Lawyer of the Month: Margaret Gribbon

Lawyer of the Month: Margaret Gribbon

Margaret Gribbon of Bridge Employment Solicitors

Scottish solicitor Margaret Gribbon has dealt with many serious employment issues and cases over the years. Her experience dates back to her days of working for the Equal Opportunities Commission, followed by the Citizens Advice Bureau, and as a trade unionist before she qualified as a lawyer in the mid-1990s.

Despite her immersion in this area, she says she was still “shocked” by how badly Police Scotland handled the allegations of victimisation and sex discrimination of her client former Police Constable Rhona Malone while she was a firearms officer with the force.

The long-running case of former Police Constable Malone made big headlines in the spring of this year when Police Scotland confirmed it had reached a sizeable settlement with Ms Malone – a payment of £947,909. This came on the back of an employment tribunal’s liability findings in October 2021 that misogyny and sexism was rife in the Police Scotland armed response unit based in Fettes in Edinburgh. The force admitted the culture in armed policing in 2017 and 2018 was “unacceptable”. Chief Constable Iain Livingstone also apologised and called in an outside force to review its culture and conduct.

At the time of the payout being made public, Ms Gribbon said that Ms Malone’s case “must serve as a watershed for Police Scotland”. Speaking now, Ms Gribbon, of Bridge Employment Solicitors in Glasgow, says: “If I was giving a textbook example of how not to deal with a complaint of sex discrimination and victimisation, I would use this case. Ms Malone was treated appallingly after raising her complaints; the organisation turned on her rather than dealing with the source of the problems.”

Ms Gribbon got involved in the case when she was recommended to Ms Malone by another police officer she had acted for in another sex discrimination case against Police Scotland. “I was instructed in 2019,” she says. “It was a long and very hard-fought litigation. These litigations are not for the faint-hearted and a few times Rhona came to close to giving up. I’m very glad she didn’t and it is testament to her grit and determination that she carried on.”

She says that while she is not criticising any clients who seek monetary compensation – as that is a legitimate form of redress – for Ms Malone it genuinely was never about the money. “She was just treated so badly and wanted accountability. What makes it worse, and I’ve seen this with other women who have pursued similar claims, is the devastating loss of self-confidence they suffer by losing the careers they loved and excelled at. Rhona regarded the police as her family.”

She adds: “The employment tribunal’s findings laid bare the extent of the problem of misogyny and sexism within the police.” This ranged from an inspector sending pictures of naked women, referring to female officers in derogatory terms, and a senior male firearms officers telling a female officer women should not be firearms officers because they menstruate and that affects their temperament.

According to Ms Gribbon, the Ms Malone case was assisted by the courage of both male and female police officers who gave evidence on her behalf about her treatment and the culture within firearms.

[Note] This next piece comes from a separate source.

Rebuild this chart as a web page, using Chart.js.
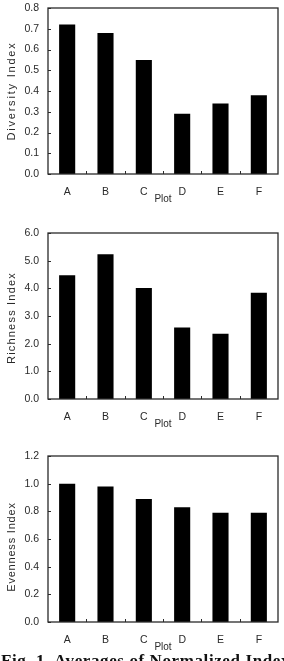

Ms Malone raised concerns about sexism within the force after receiving an email in January 2018 from an Acting Inspector saying two female firearms officers should not be deployed together when there were sufficient male staff on duty. Ms Gribbon says there was the email was demonstrably sexist although Police Scotland continued to argue otherwise.

Ms Gribbon stated: “Firearms officers are trained at great cost to the taxpayer. Competent female firearms officers were driven out of firearms because of the sexism and misogyny, and because they said they had come to the depressing realisation that it was unlikely to change.”

She adds: “If Rhona’s complaint had been handled competently internally, she would not have lost her career and the force a competent and diligent officer.”

On whether the culture will change within policing, Ms Gribbon says: “It remains to be seen whether Police Scotland are genuinely committed to tackling the problems exposed by this case. It will be for the public and politicians to closely monitor what action is taken in response to this case.”

While she describes this case as not dissimilar to others she has handled, what singles it out is the monetary value, close to £1 million.

Another case that has made a mark on Ms Gribbon was “having a front-row seat” at Ravat vs Halliburton Manufacturing and Services Ltd in 2012 at the Supreme Court in London. The case was around the test for when workers are covered by employment rights when they work abroad. She describes going to Supreme Court for the case as a “great experience”.

Despite being a solicitor for decades and now having her own practice that she launched just last year, Ms Gribbon came to law as a second career. She saw it as a natural progression from her advice work with the Equal Opportunities Commission and Citizens Advice Bureau, as well as her trade union activities. “I had some friends who were lawyers and who encouraged me to give up my job and study the LLB,” she says.

With a social sciences degree that she did part-time over five years under her belt, Ms Gribbon started an accelerated LLB at the University of Glasgow in 1993, followed by her diploma. She started at Thompsons Solicitors, working in Scotland and England, before joining Digby Brown where she was a partner, heading its employment practice. She left there in 2009 and worked as a consultant for 10 years before establishing Bridge Employment Solicitors.

And in terms of what comes next in her employment law career, Ms Gribbon says she plans to just “keep going”.